American universities have accepted over $24 million from CCP since 2015
Several American universities have accepted funds from Chinese government sources since 2015.
Of the two dozen schools that accepted Chinese government money, several of them have employed professors who were later charged over their alleged links to China.
Several hundred American universities accepted gifts from private Chinese entities since 2015, with dozens taking money from the Chinese Communist Party, according to an analysis of Department of Education data by Campus Reform.
Section 117 of the Higher Education Act of 1965 requires universities to publicly disclose “contracts with and gifts from a foreign source that, alone or combined, are valued at $250,000 or more in a calendar year.”
The Department of Education makes this information public on its website.
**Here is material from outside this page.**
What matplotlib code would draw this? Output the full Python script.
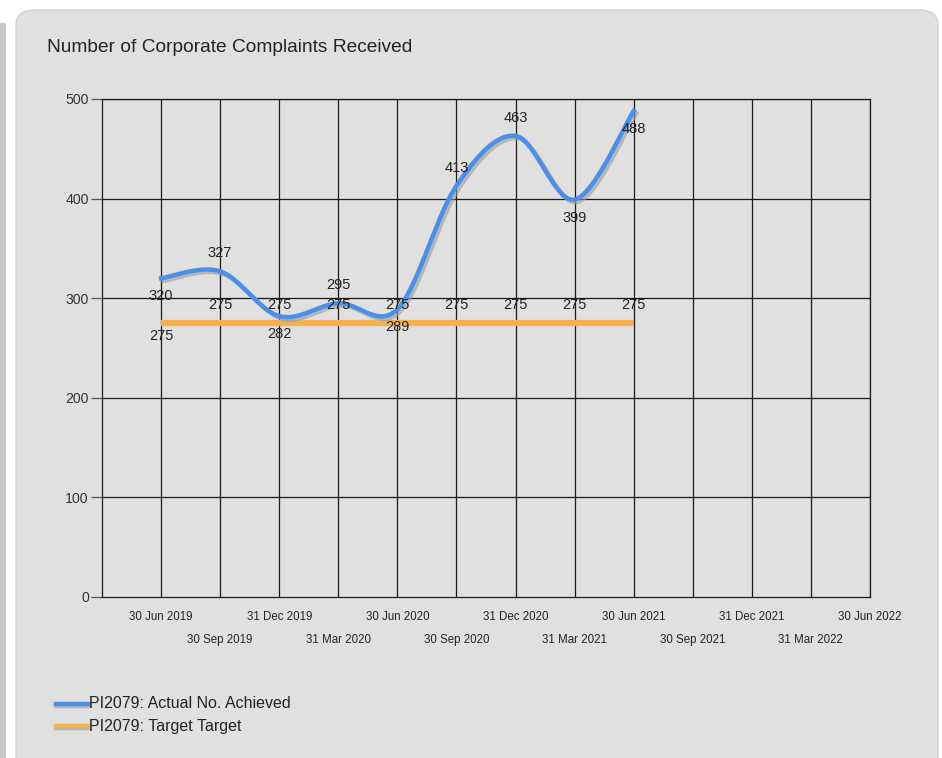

However, the actual amount of money given to American universities by the Chinese government since 2015 is likely far greater than $24 million since American colleges are only "required" to report gifts or contracts from foreign sources that amount to $250,000 or greater.
Although several thousand donations arrived from individual Chinese citizens, two dozen of America’s top universities accepted money directly from institutions controlled by the Chinese government. Among these are leading technical and medical universities.
American universities reported a total of $24,381,020.63 accepted from Chinese government sources, in the form of contracts or gifts, since 2015.
However, as Campus Reform reported in October, the Department of Education issued a report which found that many American institutions of higher education were not in compliance with Section 117, noting that billions of dollars have gone unreported.
MIT accepted a $395,000 contract from an unspecified Chinese government source, for example. The University of Texas-Austin accepted nearly $2.6 million from various Chinese companies, including Huawei, over the past six years.
Texas A&M University accepted $10 million from CCP-controlled Qingdao National Laboratory for Marine Science and Technology.
Texas A&M was also the home of Zhengdong Cheng — a former professor who provided false information to the university and to NASA. According to the U.S. Department of Justice, he gained “increased access to unique NASA resources, such as the International Space Station,” which he used to gain better positioning at Guangdong and other Chinese universities.
In August, Cheng was arrested for alleged conspiracy, false statements, and wire fraud
Texas A&M is not the only research university to accept a Chinese government grant and experience serious threats to trade secret security.
A former researcher at the University of Kansas — which accepted a $175,967 contract from an undisclosed Chinese government source — was charged in January for alleged involvement in a scheme to transfer intellectual property from American universities to Chinese universities.
In addition to research partnerships, many universities — including the College of William and Mary, Emory University, and West Virginia University — accepted funds for Confucius Institute programs.
Campus Reform has reported for years that the Chinese Communist Party utilizes Confucius Institutes as propaganda arms, as disclosed by the party’s former propaganda minister and multiple American intelligence sources.
Emory University alone received a donation from the Confucius Institute of nearly $2.3 million dollars running from 2011 to 2021 for “direct and indirect funds and teaching resources.”
West Virginia University received a combined $168,000 for Confucius Institute programs.
As with the research universities, both schools employed professors who were charged with failing to disclose links to China.
Former West Virginia University physics professor James Lewis pleaded guilty in March for failing to disclose employment with China’s Thousand Talents Program, which seeks to attract scientific talent to advance the nation’s interests.
Xiao-Jiang Li, a former professor at Emory, likewise failed to disclose his association with the Thousand Talents Program, as well as $500,000 of income from Chinese sources.
Campus Reform reached out to the universities mentioned in this article for comment; this article will be updated accordingly.